THE REQUEST = Write every line out verbatim and omit the pictures.

___ DATA BLOCK ___

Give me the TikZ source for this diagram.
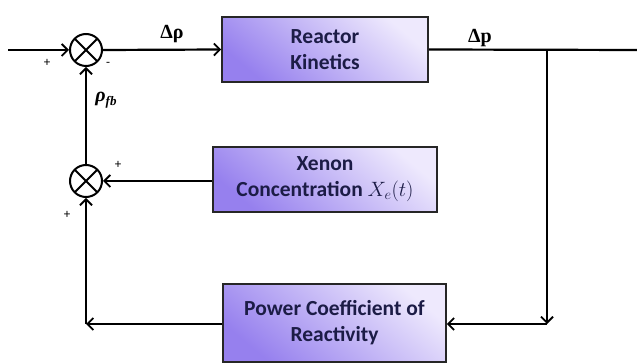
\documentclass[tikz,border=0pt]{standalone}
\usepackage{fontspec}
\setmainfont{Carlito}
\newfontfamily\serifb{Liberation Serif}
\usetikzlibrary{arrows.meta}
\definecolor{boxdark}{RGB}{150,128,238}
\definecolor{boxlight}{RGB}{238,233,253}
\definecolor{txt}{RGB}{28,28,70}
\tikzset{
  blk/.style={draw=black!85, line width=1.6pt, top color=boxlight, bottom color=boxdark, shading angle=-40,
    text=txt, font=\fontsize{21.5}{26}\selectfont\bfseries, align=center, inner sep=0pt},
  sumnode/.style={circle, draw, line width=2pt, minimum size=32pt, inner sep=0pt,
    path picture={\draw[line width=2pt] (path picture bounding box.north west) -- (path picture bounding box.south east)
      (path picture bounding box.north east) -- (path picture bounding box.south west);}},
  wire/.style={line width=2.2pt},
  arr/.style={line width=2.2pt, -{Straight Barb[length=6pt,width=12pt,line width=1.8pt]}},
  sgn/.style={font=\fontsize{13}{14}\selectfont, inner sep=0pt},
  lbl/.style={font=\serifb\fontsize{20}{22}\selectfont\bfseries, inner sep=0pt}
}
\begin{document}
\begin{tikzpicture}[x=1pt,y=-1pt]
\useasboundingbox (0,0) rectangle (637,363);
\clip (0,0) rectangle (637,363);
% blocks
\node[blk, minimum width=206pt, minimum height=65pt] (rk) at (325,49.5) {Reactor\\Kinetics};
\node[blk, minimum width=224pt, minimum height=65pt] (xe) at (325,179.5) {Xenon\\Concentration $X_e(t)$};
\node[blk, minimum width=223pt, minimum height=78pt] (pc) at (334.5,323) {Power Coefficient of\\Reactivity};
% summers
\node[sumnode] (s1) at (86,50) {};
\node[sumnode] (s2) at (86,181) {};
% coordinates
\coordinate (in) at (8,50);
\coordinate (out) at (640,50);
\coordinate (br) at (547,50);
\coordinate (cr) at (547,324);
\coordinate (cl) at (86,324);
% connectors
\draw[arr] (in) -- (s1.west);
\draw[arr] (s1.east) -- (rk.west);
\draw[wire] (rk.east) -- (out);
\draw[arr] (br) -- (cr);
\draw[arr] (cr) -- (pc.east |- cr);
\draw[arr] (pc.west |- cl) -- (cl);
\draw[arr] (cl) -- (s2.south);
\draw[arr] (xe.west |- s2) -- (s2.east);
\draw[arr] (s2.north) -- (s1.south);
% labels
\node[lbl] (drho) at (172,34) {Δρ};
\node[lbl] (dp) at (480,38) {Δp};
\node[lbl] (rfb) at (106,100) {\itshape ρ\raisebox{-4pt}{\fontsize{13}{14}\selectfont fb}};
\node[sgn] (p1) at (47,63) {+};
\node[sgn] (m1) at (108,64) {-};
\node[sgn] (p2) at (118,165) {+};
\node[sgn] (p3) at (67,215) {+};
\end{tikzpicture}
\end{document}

___

RESPONSE TO THIS TASK =
Give me the TikZ source for this diagram.
\documentclass[tikz,border=0pt]{standalone}
\usepackage{fontspec}
\setmainfont{Carlito}
\newfontfamily\serifb{Liberation Serif}
\usetikzlibrary{arrows.meta}
\definecolor{boxdark}{RGB}{150,128,238}
\definecolor{boxlight}{RGB}{238,233,253}
\definecolor{txt}{RGB}{28,28,70}
\tikzset{
  blk/.style={draw=black!85, line width=1.6pt, top color=boxlight, bottom color=boxdark, shading angle=-40,
    text=txt, font=\fontsize{21.5}{26}\selectfont\bfseries, align=center, inner sep=0pt},
  sumnode/.style={circle, draw, line width=2pt, minimum size=32pt, inner sep=0pt,
    path picture={\draw[line width=2pt] (path picture bounding box.north west) -- (path picture bounding box.south east)
      (path picture bounding box.north east) -- (path picture bounding box.south west);}},
  wire/.style={line width=2.2pt},
  arr/.style={line width=2.2pt, -{Straight Barb[length=6pt,width=12pt,line width=1.8pt]}},
  sgn/.style={font=\fontsize{13}{14}\selectfont, inner sep=0pt},
  lbl/.style={font=\serifb\fontsize{20}{22}\selectfont\bfseries, inner sep=0pt}
}
\begin{document}
\begin{tikzpicture}[x=1pt,y=-1pt]
\useasboundingbox (0,0) rectangle (637,363);
\clip (0,0) rectangle (637,363);
% blocks
\node[blk, minimum width=206pt, minimum height=65pt] (rk) at (325,49.5) {Reactor\\Kinetics};
\node[blk, minimum width=224pt, minimum height=65pt] (xe) at (325,179.5) {Xenon\\Concentration $X_e(t)$};
\node[blk, minimum width=223pt, minimum height=78pt] (pc) at (334.5,323) {Power Coefficient of\\Reactivity};
% summers
\node[sumnode] (s1) at (86,50) {};
\node[sumnode] (s2) at (86,181) {};
% coordinates
\coordinate (in) at (8,50);
\coordinate (out) at (640,50);
\coordinate (br) at (547,50);
\coordinate (cr) at (547,324);
\coordinate (cl) at (86,324);
% connectors
\draw[arr] (in) -- (s1.west);
\draw[arr] (s1.east) -- (rk.west);
\draw[wire] (rk.east) -- (out);
\draw[arr] (br) -- (cr);
\draw[arr] (cr) -- (pc.east |- cr);
\draw[arr] (pc.west |- cl) -- (cl);
\draw[arr] (cl) -- (s2.south);
\draw[arr] (xe.west |- s2) -- (s2.east);
\draw[arr] (s2.north) -- (s1.south);
% labels
\node[lbl] (drho) at (172,34) {Δρ};
\node[lbl] (dp) at (480,38) {Δp};
\node[lbl] (rfb) at (106,100) {\itshape ρ\raisebox{-4pt}{\fontsize{13}{14}\selectfont fb}};
\node[sgn] (p1) at (47,63) {+};
\node[sgn] (m1) at (108,64) {-};
\node[sgn] (p2) at (118,165) {+};
\node[sgn] (p3) at (67,215) {+};
\end{tikzpicture}
\end{document}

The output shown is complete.